Not an electric airliner (Image from Wikipedia) |
There is a huge problem with making an electric airliner (as opposed to a very lightweight, short range, small electric plane). Kerosene - aviation fuel - is brilliant at packing in energy. Against a conventional lithium ion battery, kerosene stores away around 100 times as much energy per unit weight. So to replace, say, 50 tonnes of fuel would require 5,000 tonnes of batteries.
Don't get me wrong. Battery technology is improving all the time - and that ratio will get significantly better. But the 10 year timescale that Easyjet was talking about seems impossibly short to achieve that kind of improvement in energy density. It may be possible eventually, but we're talking a revolutionary technology that we don't have a clue about at the moment, not a simple factor of two or three improvement as may well be possible with current technologies. That just wouldn't make for good enough batteries to power airliners.
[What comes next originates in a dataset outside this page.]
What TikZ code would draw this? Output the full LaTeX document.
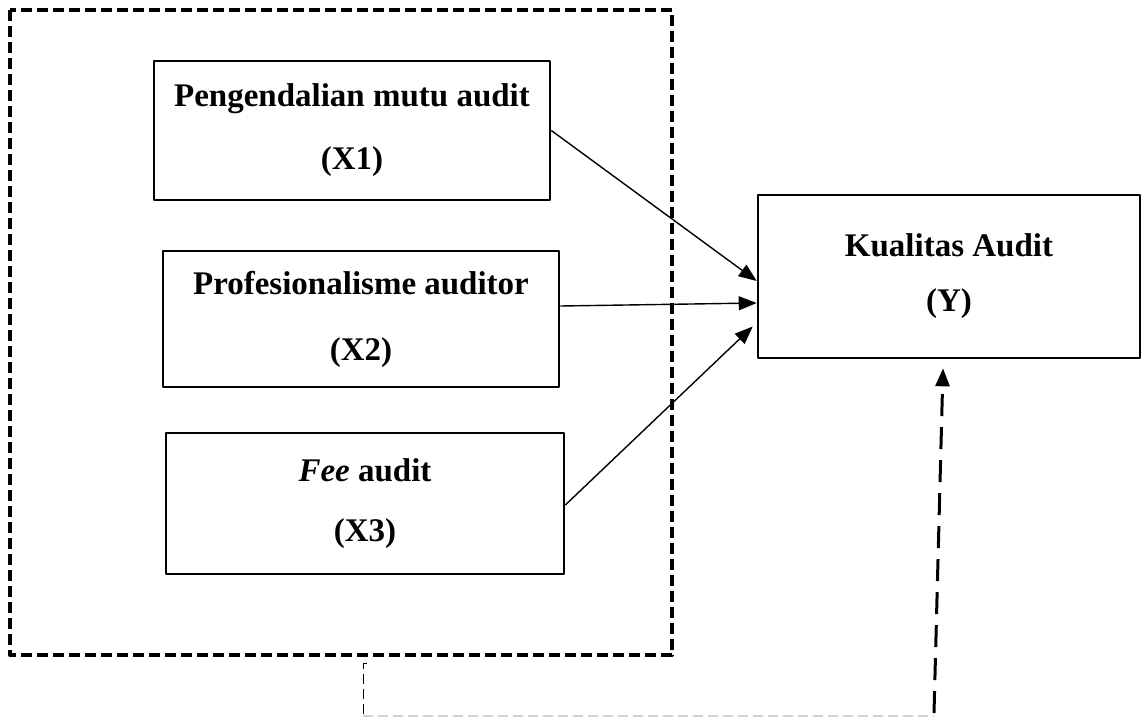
\documentclass[tikz,border=0pt]{standalone}
\usepackage{fontspec}
\setmainfont{Liberation Serif}
\usetikzlibrary{arrows.meta,calc}
\begin{document}
\begin{tikzpicture}[x=1pt, y=-1pt, line join=round, >={Triangle[length=18pt,width=14pt]},
		font=\fontsize{33}{40}\selectfont\bfseries,
		var/.style={draw, line width=2.6pt, align=center, inner sep=0pt},
		link/.style={->, line width=1.4pt}]
	\useasboundingbox (0,0) rectangle (1142,717);
	\draw[line width=4pt, dash pattern=on 11pt off 5pt] (10,10) rectangle (672,655);
	\node[var, minimum width=396pt, minimum height=139pt] (x1) at (352,130.5) {Pengendalian mutu audit\\[23pt](X1)};
	\node[var, minimum width=396pt, minimum height=136pt] (x2) at (361,319) {Profesionalisme auditor\\[26pt](X2)};
	\node[var, minimum width=398pt, minimum height=141pt] (x3) at (365,503.5) {\textit{Fee} audit\\[20pt](X3)};
	\node[var, minimum width=382pt, minimum height=163pt] (y) at (949,276.5) {Kualitas Audit\\[15pt](Y)};
	\draw[link] (x1.east) -- ($(y.west)+(0,4.5)$);
	\draw[link] ($(x2.east)+(0,-13)$) -- ($(y.west)+(0,26.5)$);
	\draw[link] ($(x3.east)+(0,1.5)$) -- ($(y.west)+(-4,50)$);
	\coordinate (s) at (934,713);
	\draw[->, line width=3pt, dash pattern=on 22pt off 11pt] (s) -- ($(y.south)+(-6,9)$);
	\draw[gray!35, line width=1.5pt, dash pattern=on 10pt off 5pt] (363,716) -- (s |- 0,716);
	\draw[line width=1pt, dash pattern=on 10pt off 5pt] (367,663) -- (363,663) -- (363,715);
\end{tikzpicture}
\end{document}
Cars are different, of course. I love electric cars. My dream car has gone from being an Aston Martin to a Tesla. But there are a couple of things to be aware of in making the jump from cars to planes. One is that it takes vastly more energy to get a 100 tonne aircraft up into the sky (and keep it there) than to move a car along the road. The other is that when they publish range for electric cars, it's very variable due to, for example, ambient temperature. You might find yourself with 100 miles less range than you expected. That would be decidedly embarrassing at 30,000 feet - so you would need far more spare capacity than in a car.
The other big drawback to this whole idea is that even its proponents suggest it would only work for short flights - but high speed rail is increasingly making those unattractive. It's like making a better gas light around the time when electric lights are starting to become common.
So, I'm afraid, the verdict is that this is pure greenwash - it's PR not progress.